DANIELA SE DESPIDE DE LA VIDA




Daniela mira fijamente la televisión, congelada para siempre en un rictus de fastidio. Pero sus ojos no observan nada. Parapléjica, cubre su regazo inerte con un cobertor. La alimenta una sonda. Ya solo emite gruñiditos suaves, ininteligibles, diría que mecánicos, si no fuera porque dentro de este armazón rígido, yace el alma de un  ser humano que fue, ¿que sigue siendo? No sé si me reconoce o si en un rincón de su cerebro aún guarda los poemas de San Juan de la Cruz. Salgo de su casa y una hora después me llama su hermano. Murió tranquila. La sepultarán mañana. Los labios secos de Daniela dejaron escapar por fin su alma presa. Siento un no se qué, que queda balbuceando.   

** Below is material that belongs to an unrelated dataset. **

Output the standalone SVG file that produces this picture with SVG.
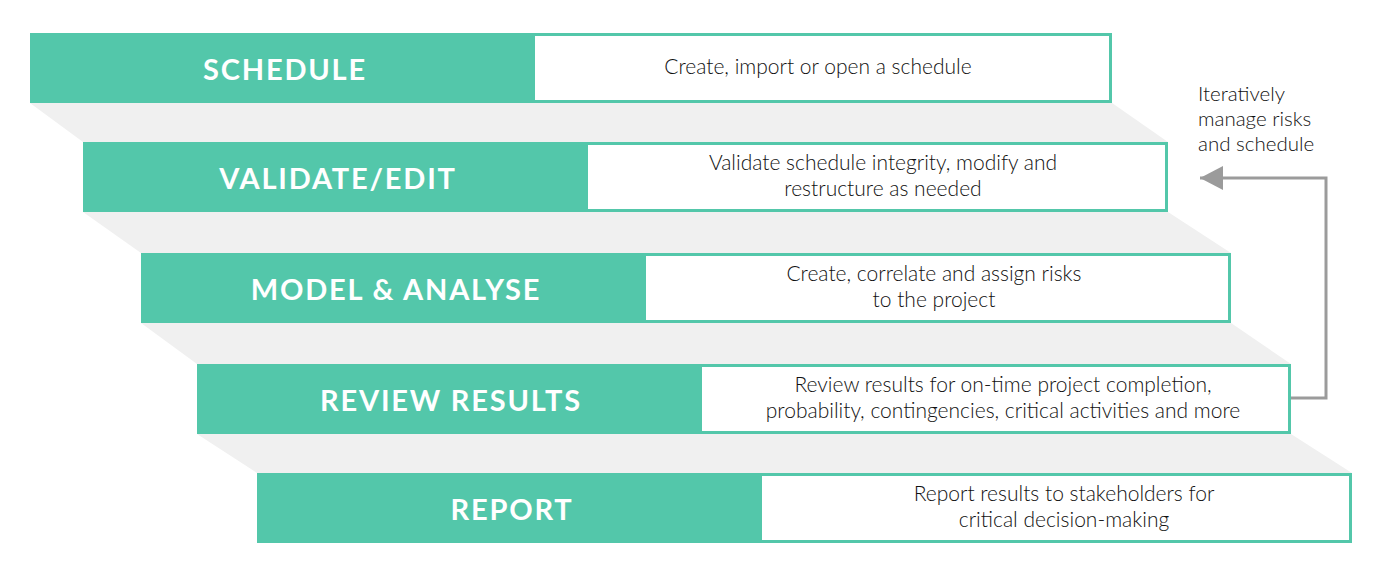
<svg xmlns="http://www.w3.org/2000/svg" width="1383" height="580" viewBox="0 0 1383 580">
<defs>
<style>
.bg{fill:#ffffff}
.shadow{fill:#f0f0f0}
.tag{fill:#53c7aa}
.box{fill:#ffffff;stroke:#53c7aa;stroke-width:3}
.lbl{font-family:Lato,"Liberation Sans",sans-serif;font-weight:bold;font-size:29px;letter-spacing:1.8px;fill:#ffffff;text-anchor:middle}
.desc{font-family:Lato,"Liberation Sans",sans-serif;font-weight:300;font-size:21px;fill:#111111;text-anchor:middle}
.note{font-family:Lato,"Liberation Sans",sans-serif;font-weight:300;font-size:20.5px;fill:#111111}
.conn{fill:none;stroke:#9b9b9b;stroke-width:3}
</style>
<marker id="arr" markerUnits="userSpaceOnUse" markerWidth="24" markerHeight="26" refX="23" refY="12" orient="auto">
<polygon points="0,0 23,12 0,24" fill="#9b9b9b"/>
</marker>
</defs>
<rect class="bg" x="0" y="0" width="1383" height="580"/>
<g id="shadows">
<polygon class="shadow" points="30,103 1112,103 1168,142 83,142"/>
<polygon class="shadow" points="83,212 1168,212 1231,253 141,253"/>
<polygon class="shadow" points="141,323 1231,323 1291,364 197,364"/>
<polygon class="shadow" points="197,434 1291,434 1352,473 257,473"/>
</g>
<g id="schedule">
<rect class="tag" x="30" y="33" width="503" height="70"/>
<rect class="box" x="533.5" y="34.5" width="577" height="67"/>
<text class="lbl" x="285" y="80">SCHEDULE</text>
<text class="desc" x="818" y="74">Create, import or open a schedule</text>
</g>
<g id="validate">
<rect class="tag" x="83" y="142" width="503" height="70"/>
<rect class="box" x="586.5" y="143.5" width="580" height="67"/>
<text class="lbl" x="338" y="189">VALIDATE/EDIT</text>
<text class="desc" x="883" y="170">Validate schedule integrity, modify and</text>
<text class="desc" x="883" y="196">restructure as needed</text>
</g>
<g id="model">
<rect class="tag" x="141" y="253" width="503" height="70"/>
<rect class="box" x="644.5" y="254.5" width="585" height="67"/>
<text class="lbl" x="396" y="300">MODEL &amp; ANALYSE</text>
<text class="desc" x="934" y="281">Create, correlate and assign risks</text>
<text class="desc" x="934" y="307">to the project</text>
</g>
<g id="review">
<rect class="tag" x="197" y="364" width="503" height="70"/>
<rect class="box" x="700.5" y="365.5" width="589" height="67"/>
<text class="lbl" x="451" y="411">REVIEW RESULTS</text>
<text class="desc" x="1003" y="392">Review results for on-time project completion,</text>
<text class="desc" x="1003" y="418">probability, contingencies, critical activities and more</text>
</g>
<g id="report">
<rect class="tag" x="257" y="473" width="503" height="70"/>
<rect class="box" x="760.5" y="474.5" width="590" height="67"/>
<text class="lbl" x="512" y="520">REPORT</text>
<text class="desc" x="1064" y="501">Report results to stakeholders for</text>
<text class="desc" x="1064" y="527">critical decision-making</text>
</g>
<g id="connectors">
<path class="conn" d="M1291,398 H1326 V178 H1200" marker-end="url(#arr)"/>
</g>
<g id="iterate-note">
<text class="note" x="1198" y="101">Iteratively</text>
<text class="note" x="1198" y="126">manage risks</text>
<text class="note" x="1198" y="151">and schedule</text>
</g>
</svg>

La vuelvo a ver al cabo de una semana. Se consume rápidamente: quizá para ella es lo mejor. Sigue lúcida porque apenas me divisa en el marco de la puerta y balbucea un saludo, o una despedida oportuna: no lo se. Se hunde en su silla de ruedas. Ha dejado de mover sus extremidades a excepción del brazo izquierdo; me tiende su mano frágil en plan de saludo. Y luego garrapatea dos palabras con caligrafía infantil, ¡ella que presentó su tesis sobre San Juan de la Cruz! Me enseña lo escrito: dice “te quiero”. La abrazo y siento humedecerse mi camisa con sus lágrimas; cosa imposible porque ella ya no puede llorar. Yo también la quiero.

Un mes sin visitarla y Daniela me lo reprocha ignorándome. Aprieta sus labios gruesos. Su hermano me confiesa que, por orgullo, ella no quiere sentarse en una silla de rudas: sería como aceptar el comienzo de su final. Arrastra sus piernas de trapo por toda la casa y adrede me empuja cuando pasa a mi lado: es su venganza en contra mía. Está descalza. Se tropieza con sus propios pies y cae en el comedor. Luego se ríe como si fuera una gracia. En el suelo la bata se le repliega por los muslos y asoman los bordes blancos, elásticos, de un pañal.

Esa semana la pierna izquierda se le inflamó sin aparente motivo. Su hermano me pide acompañarla a conocer el resultado de los exámenes médicos. Yo no quiero ir: imagino lo peor. Prefiero visitarla en su casa, y la propia Daniela me abre la puerta. “Cobarde” me acusa sonriendo. Camina con muletas y dice que le calan las axilas. Más tarde Daniela me cuenta el diagnóstico. El médico no es optimista: esclerosis lateral amiotrófica. Noto que la pierna derecha se le rezaga al caminar. Y que a ratos babea. ¿Es el comienzo de su deterioro irreversible? “Me viene un no se qué, que queda balbuceando” susurra ella y yo no le respondo nada.

Entro a casa de mi amigo y me presenta a su hermana. Una muchacha de labios gruesos, que exhibe la agilidad de su juventud, enfundada en ropa deportiva. “Estudia letras” me aclara mi amigo y ella responde que escribe su tesis sobre San Juan de la Cruz. Le digo que el místico español depuró tanto su lenguaje, que al final se quedó sin palabras. Para hablar de Dios, por ejemplo, siente “un no se qué, que queda balbuceando”. Ella responde que su peor tormento sería enmudecer porque “de la abundancia del corazón habla la boca”. Entonces me planta un beso y casi me grita su nombre de pila: “Soy Daniela”.